In conclusion, clay calcination to produce SCM typically results in formation of undesired red colored hematite species from the iron species present in the feed materials. This is typically mitigated by partial reduction of the hematite species forming magnetite or other partially reduced iron species with dark/black colors.

A method for monitoring a color of a processed material, such as a cementitious material, in a plant for manufacture of processed material is desired.

Object of the invention

It is an object of the present invention to overcome or at least alleviate one or more of the above problems of the prior art and/or provide the consumer with a useful or commercial choice.

It’s a first object of the present invention to provide a proper operation of a color control unit of a SCM process as well as the possibility of diverting a product to in-spec or off-spec bins with a fast-reacting online/inline measuring device.

It is a second object of the present invention to provide a versatile concept that can easily be process-integrated in harsh environment with the opportunity to be cheaper as well as more robust and sensitive compared to alternative solutions.

It is a third object of the present invention to provide a method for monitoring a color of a processed material, such as a cementitious material in a plant for manufacture of processed material.
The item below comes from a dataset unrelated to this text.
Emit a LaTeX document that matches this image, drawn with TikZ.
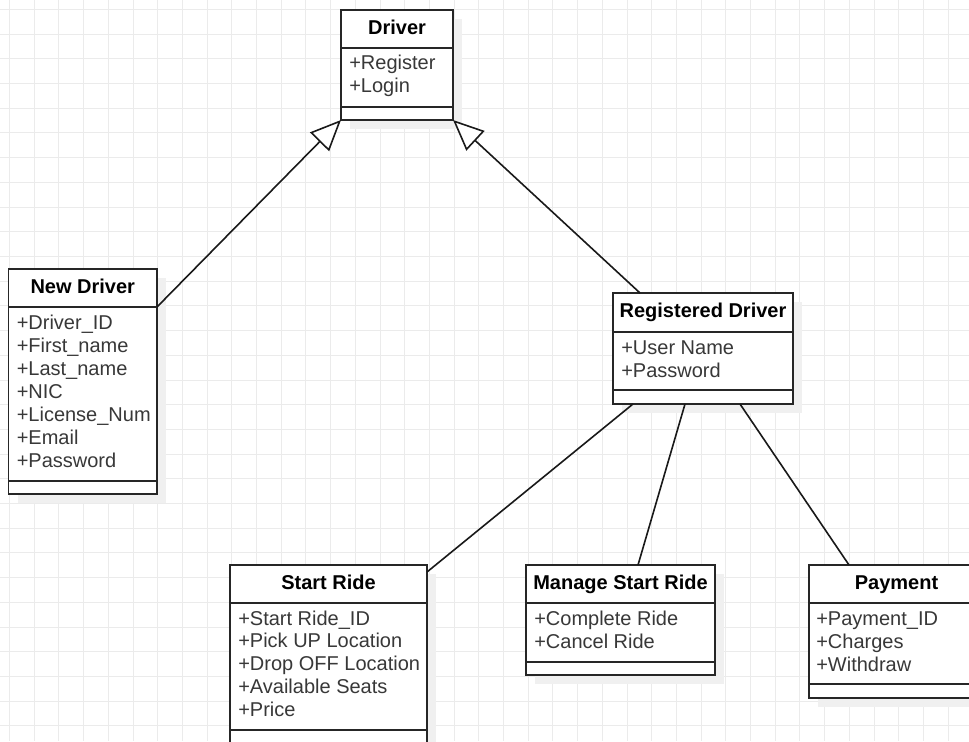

It is a fourth object of the present invention to provide an alternative to the prior art.

Summary of the invention

In a first aspect, the invention relates to a method for monitoring a color of a processed material, such as a cementitious material, the method comprising the steps of - passing at least a part of said processed material stream through a measuring zone within an electrical and/or magnetic field - introducing an effect to said electrical and/or magnetic field, said effect that can be measured depending on the nature of said processed material passing through said measuring zone, - measuring a change in the effect caused by said processed material passing through said measuring zone.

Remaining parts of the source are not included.